Y es que Rabishpool está a punto de incendiarse,
figuradamente ante la creciente rivalidad de las distintas nacionalidades que
lo habitan y que ansían ampliar territorio y eliminar rivales.
Y también materialmente, pues son varios los incendios que
sin razón aparente surgen en pomposas llamaradas que encienden aún más ánimos
ya bastante caldeados.
Y a todo ese revuelo hay que sumarle unas muertes
aparentemente inconexas pero no por ello menos curiosas y de difícil
acercamiento policial.
Y la guinda la proporciona una supuesta conspiración política
que podría poner en jaque la mismísima cabeza coronada de la nación.

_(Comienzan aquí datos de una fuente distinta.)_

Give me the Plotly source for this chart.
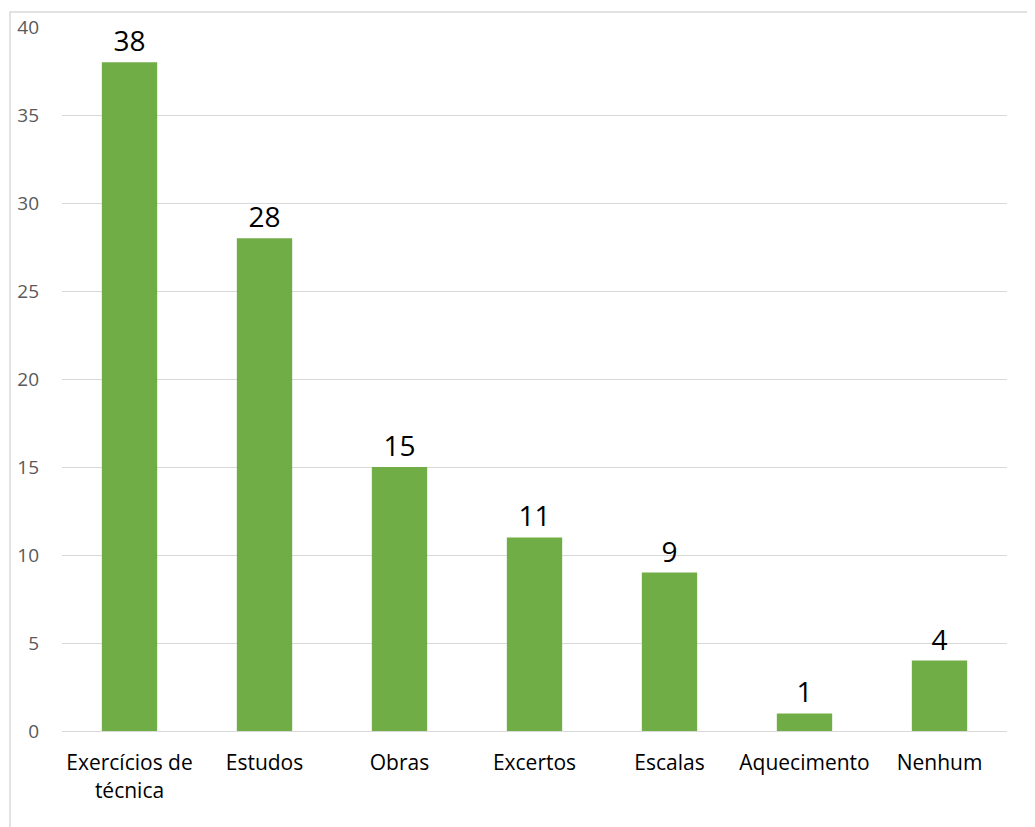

En Las viudas o El Caso Gutenberg hay viudas, o lo parecen,
y hay novelas, o lo parecen, salidas de imprentas que deben a Gutenberg su
industrialización. Y de cómo interactúan es algo solo al alcance de quienes
lean esta novela.
Fernando Figueroa Saavedra retoma los hilos de su primera entrega, manteniendo ese tono culto de escritor capaz de transmitir toda la incultura en el saber y en el hablar de una época de transición como es 1892.
De nuevo no estamos ante una obra solo escrita sino una
obra creada, algo que no está al alcance de cualquiera que escriba.
Y en ella vuelve a salpicarnos de la inmundicia, el barro y
la insalubridad pisando, y cayendo, en un barrio que parece haber reunido lo
peor de cada casa. Un crisol de nacionalidades y razas que lejos de buscar la
convivencia se empeñan en potenciar sus diferencias y favorecer las disputas.
Y cuanto más serio es el asunto más ridículas suelen parecer,
por contrapunto, las situaciones que se van sucediendo a lo largo del avance
del argumento. Algo que se encarga de subrayar el autor con su fina ironía y su
dominio del lenguaje.
Ya solo faltaría que los zulúes, esos feroces guerreros
defensores de sus tierras y sus gentes, instalados en la mente enferma de
recuerdos del inspector Seafield y verbalizados en medio de efluvios etílicos
en sus momentos de expansión socializadora, se instalaran en el barrio.
¿Zulúes en Rabishpool? No den ideas al autor.
Pueden empezar por la primera entrega Los pistoleros o el caso Hamster o directamente por esta,
pero háganme caso y atrévanse con algo distinto dentro del género policiaco,
más folletinesco, propio a su ambientación de época, original y arriesgado.